Ferrato captures 11-year-old Carla Herrera hugging two pictures close to her chest. One photo is of her mother, Carmen Climaco, and the other is of her family before separation. She looks directly at us with teary eyes as she mourns for her mother, commanding the viewer’s attention. Carmen was sentenced to 30 years in prison for a miscarriage ruled as a homicide, ultimately forcing her to leave her five children without a mother. El Salvador is a predominantly Catholic country notorious for its conservative politics criminalizing pregnant people. It holds one of the most restrictive abortion laws since 1998, banning access to abortion despite any circumstances. Doctors are legally bound to report any suspected abortion to the authorities, directly contradicting the doctor’s duty to respect their patient’s medical confidentiality.

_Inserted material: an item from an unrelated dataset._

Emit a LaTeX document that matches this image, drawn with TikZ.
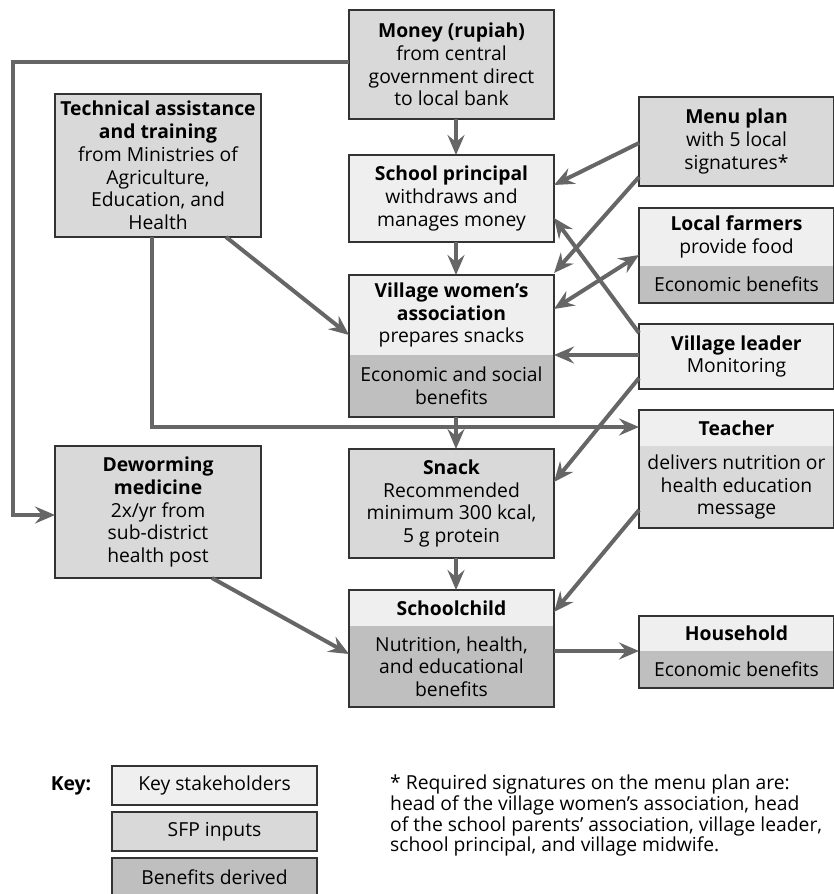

Immaculate Conception. 1994
Pro Birth Nation, El Salvador. 2006
Annual Brides March, Bronx, New York City, NY. 2017
In the photograph in the Bronx in 2017, a mother named Rosana is seen at the Annual Brides March wielding a sign that says “Mommy will never give up.” Rosana fought the patriarchal court systems which allowed her daughter to be placed in the custody of her abuser, until the legal age of emancipation. The Brides March was established in 2001 on the anniversary of the murder of Gladys Ricart, a Dominican woman from Washington Heights who was killed by an abusive former boyfriend. It has now become an annual tradition for women to walk in white wedding gowns to draw attention to domestic violence, particularly in the Latina community in New York City.
Surrogate Womb, 1994
In this photograph, Ferrato offers a feminist perspective into the controversial practice of gestational surrogacy with multiple layers of visual language: the genetic difference between the puppies and the woman figure, the cage and lighting that split the photograph into halves, and the dueling gaze that indicates contrasting attitudes between the puppies and the woman. While the absence of the puppies’ biological parents illustrates a shift in parental responsibility, the female subject is simply walking out of frame, implying both a confrontation and an escape. This act of abandoning the assigned obligation unties the female identity from the motherhood that traditionally defines it.
“Women Against Abuse.” 1985
Ferrato took this photograph of a mother and child while documenting the stories of women in Domestic Abuse Shelters. The girl holds her arm in a pose reminiscent of Rosie the Riveter. While this stance alludes to women’s empowerment, her fist also obscures half of her mother’s face, mirroring a black eye in the aftermath of assault. Their smiles and the camera’s tilt upwards invites hope for the future while also indicating the intergenerational cycle of
domestic abuse. Ferrato portrays healing and agency for survivors of abuse. She incorporates this family’s narrative into a larger activist project, contextualizing the politics of gendered violence through lived experiences and calling viewers to action.